Despite occasional outbursts he is loyal, offering the media enough tit-bits to feed upon without ever seriously threatening team unity. On the down side, he would spend so much time retrieving balls and bails from inside jellies that he might end up neglecting those few necessary duties the coach actually does have.

4. Sooty. Quiet, yet with a deadly weapon—his magic. Although the team may feel that they're always carrying the little bear, by keeping a close eye over proceedings he would make sure England never go off track with a few swifts taps of that wand.
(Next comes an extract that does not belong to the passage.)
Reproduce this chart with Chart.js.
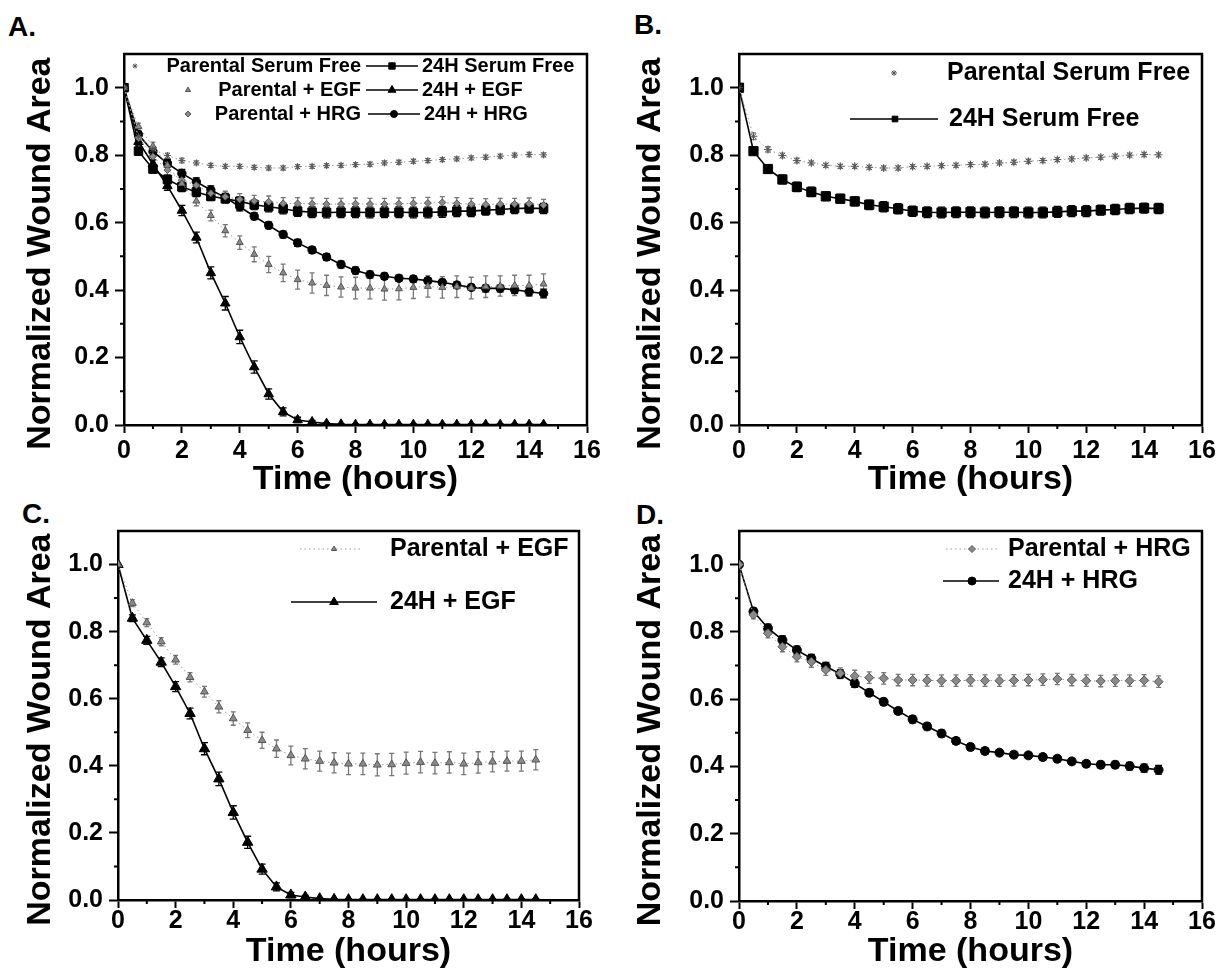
<!DOCTYPE html>
<html><head><meta charset="utf-8">
<script src="https://cdn.jsdelivr.net/npm/chart.js@4.4.0/dist/chart.umd.min.js"></script>
<style>
html,body{margin:0;padding:0;background:#fff;width:1220px;height:976px;overflow:hidden;position:relative;}
canvas{position:absolute;}
.plabel{position:absolute;font:bold 28px "Liberation Sans",Arial,sans-serif;line-height:28px;color:#000;}
</style></head><body>
<div class="plabel" style="left:8px;top:13px">A.</div>
<div class="plabel" style="left:634px;top:11px">B.</div>
<div class="plabel" style="left:22px;top:500px">C.</div>
<div class="plabel" style="left:636px;top:501px">D.</div>
<canvas id="cA" width="610" height="505" style="left:0px;top:0px"></canvas>
<canvas id="cB" width="610" height="505" style="left:610px;top:0px"></canvas>
<canvas id="cC" width="610" height="488" style="left:0px;top:488px"></canvas>
<canvas id="cD" width="610" height="488" style="left:610px;top:488px"></canvas>
<script>
// ---------- data ----------
const times = [0,0.5,1,1.5,2,2.5,3,3.5,4,4.5,5,5.5,6,6.5,7,7.5,8,8.5,9,9.5,10,10.5,11,11.5,12,12.5,13,13.5,14,14.5];
const xTickValues = [0,2,4,6,8,10,12,14,16];
const yTickValues = [0,0.2,0.4,0.6,0.8,1.0];
const xTitle = 'Time (hours)';
const yTitle = 'Normalized Wound Area';

const nameParentalSF = 'Parental Serum Free';
const name24hSF = '24H Serum Free';
const nameParentalEGF = 'Parental + EGF';
const name24hEGF = '24H + EGF';
const nameParentalHRG = 'Parental + HRG';
const name24hHRG = '24H + HRG';

const parentalSF = [1.000,0.856,0.817,0.799,0.784,0.777,0.770,0.767,0.767,0.764,0.762,0.762,0.766,0.767,0.769,0.770,0.772,0.773,0.777,0.779,0.782,0.784,0.787,0.789,0.792,0.794,0.797,0.800,0.802,0.801];
const errParentalSF = [0,0.010,0.008,0.007,0.007,0.006,0.006,0.006,0.006,0.006,0.006,0.006,0.006,0.006,0.006,0.006,0.006,0.006,0.006,0.006,0.006,0.006,0.006,0.006,0.006,0.006,0.006,0.006,0.006,0.006];
const h24SF = [1.000,0.812,0.759,0.728,0.706,0.691,0.678,0.671,0.663,0.653,0.647,0.641,0.634,0.631,0.630,0.631,0.631,0.630,0.631,0.631,0.630,0.630,0.632,0.634,0.634,0.637,0.639,0.642,0.643,0.642];
const errH24SF = [0,0.012,0.012,0.013,0.014,0.014,0.013,0.013,0.013,0.014,0.015,0.015,0.015,0.016,0.016,0.016,0.016,0.016,0.016,0.016,0.016,0.016,0.016,0.016,0.016,0.015,0.015,0.015,0.015,0.015];
const parentalEGF = [1.000,0.885,0.827,0.770,0.716,0.664,0.621,0.576,0.541,0.506,0.476,0.451,0.431,0.421,0.414,0.409,0.406,0.406,0.403,0.404,0.408,0.411,0.408,0.410,0.406,0.410,0.412,0.414,0.414,0.418];
const errParentalEGF = [0,0.010,0.012,0.012,0.013,0.014,0.016,0.018,0.020,0.022,0.024,0.026,0.028,0.030,0.030,0.030,0.032,0.032,0.033,0.033,0.033,0.032,0.032,0.032,0.032,0.032,0.030,0.030,0.030,0.030];
const h24EGF = [1.000,0.840,0.774,0.709,0.636,0.556,0.451,0.361,0.261,0.172,0.092,0.039,0.015,0.009,0.004,0.002,0.001,0.001,0.001,0.001,0.001,0.001,0.001,0.001,0.001,0.001,0.001,0.001,0.001,0.001];
const errH24EGF = [0,0.010,0.012,0.013,0.015,0.016,0.018,0.020,0.020,0.018,0.015,0.012,0.008,0.005,0.003,0.002,0.002,0.002,0.002,0.002,0.002,0.002,0.002,0.002,0.002,0.002,0.002,0.002,0.002,0.002];
const parentalHRG = [1.000,0.851,0.796,0.756,0.726,0.711,0.687,0.677,0.669,0.664,0.662,0.657,0.657,0.656,0.655,0.655,0.656,0.655,0.655,0.656,0.657,0.658,0.660,0.657,0.655,0.654,0.655,0.655,0.656,0.652];
const errParentalHRG = [0,0.012,0.014,0.015,0.015,0.016,0.016,0.016,0.017,0.017,0.017,0.017,0.017,0.017,0.017,0.017,0.017,0.017,0.017,0.017,0.017,0.017,0.017,0.017,0.017,0.017,0.017,0.017,0.017,0.017];
const h24HRG = [1.000,0.861,0.811,0.776,0.746,0.721,0.697,0.675,0.647,0.619,0.592,0.565,0.540,0.519,0.498,0.476,0.458,0.446,0.441,0.435,0.433,0.428,0.423,0.415,0.408,0.405,0.405,0.401,0.395,0.390];
const errH24HRG = [0,0.010,0.012,0.012,0.012,0.012,0.012,0.012,0.012,0.010,0.010,0.010,0.010,0.010,0.010,0.010,0.010,0.010,0.009,0.009,0.009,0.009,0.009,0.009,0.009,0.010,0.010,0.011,0.012,0.013];

// ---------- styles ----------
const FONT = "'Liberation Sans', Arial, Helvetica, sans-serif";
Chart.defaults.font.family = FONT;
Chart.defaults.color = '#000';

function pts(vals){ return times.map((t,i)=>({x:t, y:vals[i]})); }

function parentalDS(label, vals, errs, style, r){
  return {label, data: pts(vals), errors: errs, errorColor:'#777', capHalf:2.5,
    showLine:true, borderColor:'#9a9a9a', borderWidth:1, borderDash:[1.5,3],
    pointStyle: style, pointRadius:r, pointBackgroundColor:'#8a8a8a', pointBorderColor:'#555', pointBorderWidth:1,
    tension:0};
}
function h24DS(label, vals, errs, style, r){
  return {label, data: pts(vals), errors: errs, errorColor:'#000', capHalf:3.5,
    showLine:true, borderColor:'#000', borderWidth:1.6, borderDash:[],
    pointStyle: style, pointRadius:r, pointBackgroundColor:'#000', pointBorderColor:'#000', pointBorderWidth:1,
    tension:0};
}

// ---------- plugins ----------
const errorBars = {
  id:'errorBars',
  beforeDatasetsDraw(chart){
    const ctx = chart.ctx, ys = chart.scales.y;
    const ca = chart.chartArea;
    ctx.save();
    ctx.beginPath(); ctx.rect(ca.left, ca.top, ca.right-ca.left, ca.bottom-ca.top); ctx.clip();
    chart.data.datasets.forEach((ds, di)=>{
      if(!ds.errors) return;
      const meta = chart.getDatasetMeta(di);
      ctx.strokeStyle = ds.errorColor; ctx.lineWidth = 1.3;
      meta.data.forEach((p,i)=>{
        const e = ds.errors[i]; if(!e) return;
        const v = ds.data[i].y;
        const y1 = ys.getPixelForValue(v+e), y2 = ys.getPixelForValue(v-e), c = ds.capHalf;
        ctx.beginPath();
        ctx.moveTo(p.x, y1); ctx.lineTo(p.x, y2);
        ctx.moveTo(p.x-c, y1); ctx.lineTo(p.x+c, y1);
        ctx.moveTo(p.x-c, y2); ctx.lineTo(p.x+c, y2);
        ctx.stroke();
      });
    });
    ctx.restore();
  }
};

const frameAndMinor = {
  id:'frameAndMinor',
  afterDraw(chart){
    const ctx = chart.ctx, xs = chart.scales.x, ys = chart.scales.y;
    const {left,right,top,bottom} = chart.chartArea;
    ctx.save();
    ctx.strokeStyle = '#000'; ctx.lineWidth = 2.5;
    ctx.beginPath(); ctx.moveTo(left-1, top); ctx.lineTo(right, top); ctx.lineTo(right, bottom+1); ctx.stroke();
    ctx.lineWidth = 2;
    ctx.beginPath();
    for(let k=0;k<xTickValues.length-1;k++){
      const px = xs.getPixelForValue((xTickValues[k]+xTickValues[k+1])/2);
      ctx.moveTo(px, bottom); ctx.lineTo(px, bottom+4);
    }
    for(let k=0;k<yTickValues.length-1;k++){
      const py = ys.getPixelForValue((yTickValues[k]+yTickValues[k+1])/2);
      ctx.moveTo(left, py); ctx.lineTo(left-4, py);
    }
    ctx.stroke();
    ctx.restore();
  }
};

const panelLegend = {
  id:'panelLegend',
  afterDatasetsDraw(chart, args, opts){
    const ctx = chart.ctx;
    (opts.items||[]).forEach(it=>{
      const ds = chart.data.datasets[it.ds];
      ctx.save();
      if(it.line){
        ctx.strokeStyle = ds.borderColor; ctx.lineWidth = ds.borderWidth;
        ctx.setLineDash(ds.borderDash||[]);
        ctx.beginPath(); ctx.moveTo(it.line[0], it.y); ctx.lineTo(it.line[1], it.y); ctx.stroke();
        ctx.setLineDash([]);
      }
      ctx.fillStyle = ds.pointBackgroundColor; ctx.strokeStyle = ds.pointBorderColor; ctx.lineWidth = ds.pointBorderWidth;
      Chart.helpers.drawPoint(ctx, {pointStyle: ds.pointStyle, radius: it.r || ds.pointRadius, borderWidth: ds.pointBorderWidth, rotation:0}, it.x, it.y);
      ctx.fillStyle = '#000';
      ctx.font = 'bold ' + opts.size + 'px ' + FONT;
      ctx.textBaseline = 'middle';
      ctx.textAlign = it.align || 'left';
      ctx.fillText(ds.label, it.tx, it.y);
      ctx.restore();
    });
  }
};

function makePanel(id, datasets, area, legend){
  const cv = document.getElementById(id);
  const H = cv.height;
  return new Chart(cv, {
    type:'line',
    data:{datasets},
    plugins:[errorBars, frameAndMinor, panelLegend],
    options:{
      responsive:false, animation:false, devicePixelRatio:1,
      layout:{padding:{left:0, top:area.top, right:cv.width-area.right, bottom:0}},
      plugins:{legend:{display:false}, tooltip:{enabled:false}, panelLegend: legend},
      elements:{line:{tension:0}},
      scales:{
        x:{type:'linear', min:0, max:16,
          afterBuildTicks: s => { s.ticks = xTickValues.map(v=>({value:v})); },
          afterFit: s => { s.height = H - area.bottom; },
          ticks:{font:{size:25, weight:'bold'}, color:'#000', padding:area.xlPad, maxRotation:0, autoSkip:false, callback: v => String(v)},
          grid:{drawOnChartArea:false, drawTicks:true, tickLength:8, tickWidth:2, tickColor:'#000'},
          border:{display:true, color:'#000', width:2.5},
          title:{display:true, text:xTitle, color:'#000', font:{size:34, weight:'bold'}, padding:{top:0, bottom:area.xtPad}}
        },
        y:{type:'linear', min:0, max:1.1,
          afterBuildTicks: s => { s.ticks = yTickValues.map(v=>({value:v})); },
          afterFit: s => { s.width = area.left; },
          ticks:{font:{size:25, weight:'bold'}, color:'#000', padding:6, autoSkip:false, callback: v => Number(v).toFixed(1)},
          grid:{drawOnChartArea:false, drawTicks:true, tickLength:9, tickWidth:2, tickColor:'#000'},
          border:{display:true, color:'#000', width:2.5},
          title:{display:true, text:yTitle + '   ', color:'#000', font:{size:34, weight:'bold'}, padding:{top:area.ytPad, bottom:0}}
        }
      }
    }
  });
}

// Panel A: all six series
makePanel('cA', [
  parentalDS(nameParentalSF, parentalSF, errParentalSF, 'star', 3.5),
  parentalDS(nameParentalEGF, parentalEGF, errParentalEGF, 'triangle', 4),
  parentalDS(nameParentalHRG, parentalHRG, errParentalHRG, 'rectRot', 3.5),
  h24DS(name24hSF, h24SF, errH24SF, 'rect', 6),
  h24DS(name24hEGF, h24EGF, errH24EGF, 'triangle', 5.5),
  h24DS(name24hHRG, h24HRG, errH24HRG, 'circle', 4.2)
], {left:124, right:587, top:54, bottom:425, xtPad:5, ytPad:20, xlPad:3},
{size:20, items:[
  {ds:0, x:135, y:66, tx:361, align:'right', r:2.5},
  {ds:3, x:392, y:66, tx:422, line:[366,418], r:4.5},
  {ds:1, x:188, y:90, tx:361, align:'right', r:3},
  {ds:4, x:392, y:90, tx:422, line:[366,418], r:4.5},
  {ds:2, x:188, y:114, tx:361, align:'right', r:3},
  {ds:5, x:394, y:114, tx:424, line:[368,420], r:3.5}
]});

// Panel B: serum free
makePanel('cB', [
  parentalDS(nameParentalSF, parentalSF, errParentalSF, 'star', 4),
  h24DS(name24hSF, h24SF, errH24SF, 'rect', 6.5)
], {left:129, right:592, top:54, bottom:425, xtPad:5, ytPad:20, xlPad:3},
{size:25, items:[
  {ds:0, x:284, y:73, tx:337, r:3},
  {ds:1, x:285, y:119, tx:339, line:[240,328], r:4}
]});

// Panel C: EGF
makePanel('cC', [
  parentalDS(nameParentalEGF, parentalEGF, errParentalEGF, 'triangle', 4.5),
  h24DS(name24hEGF, h24EGF, errH24EGF, 'triangle', 6)
], {left:118, right:579, top:43, bottom:412, xtPad:4, ytPad:20, xlPad:-2},
{size:25, items:[
  {ds:0, x:334, y:61, tx:390, line:[300,360], r:3},
  {ds:1, x:334, y:114, tx:390, line:[291,377], r:5}
]});

// Panel D: HRG
makePanel('cD', [
  parentalDS(nameParentalHRG, parentalHRG, errParentalHRG, 'rectRot', 4.5),
  h24DS(name24hHRG, h24HRG, errH24HRG, 'circle', 4.5)
], {left:129, right:592, top:43, bottom:413, xtPad:4, ytPad:20, xlPad:-2},
{size:25, items:[
  {ds:0, x:362, y:61, tx:398, line:[336,387], r:3.5},
  {ds:1, x:362, y:93, tx:398, line:[333,389], r:4}
]});
</script>
</body></html>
How demoralising for the opposition to be frustrated every time they inch ahead!

An uncannily wagging tail...dropped catches...perhaps even they disappearance of a strike bowler in extreme cases. Knowing England's lot though, he'll probably lose the magic wand halfway through the Ashes.

5. A Tree. The ECB are seriously considering the appointment of A Flower. Surely A Tree would be a more solid choice?

6. Me. Currently unemployed, I'm a little bemused as to why the ECB haven't snapped me up. Apologies for egoising, but let me just give you a run down of my eminent qualifications:

- Tactical knowledge: I have been watching England play for nearly two decades now, surely enough studying to make even the dimmest mind an astute, tactical, cricketing brain.

- Experience: I have been playing International Cricket Captain since I was twelve. Having recently won the 20/20 cup with Somerset, what more experience could the ECB want?

- Technical proficiency: Making my cricketing debut in an under-12 match, I took a hat-trick in my second over (we'll keep quiet about the following 12 years).

- Bravery: Just a month ago whilst in South Africa, I padded up to face a swarm of swaggering Afrikaans quickies. That's the thing real men are made of.

- Thick-skinned: Given the media hype around cricket politics these days, this is an essential characteristic for any coach. In the same net session detailed above, I took three balls to the thigh, as my guard wholly failed in its appointed task. If I can take the leather of Steyn-wannabees then surely I can take the venom of the press gaggle.

Mr. Morris, I'm just waiting for the call.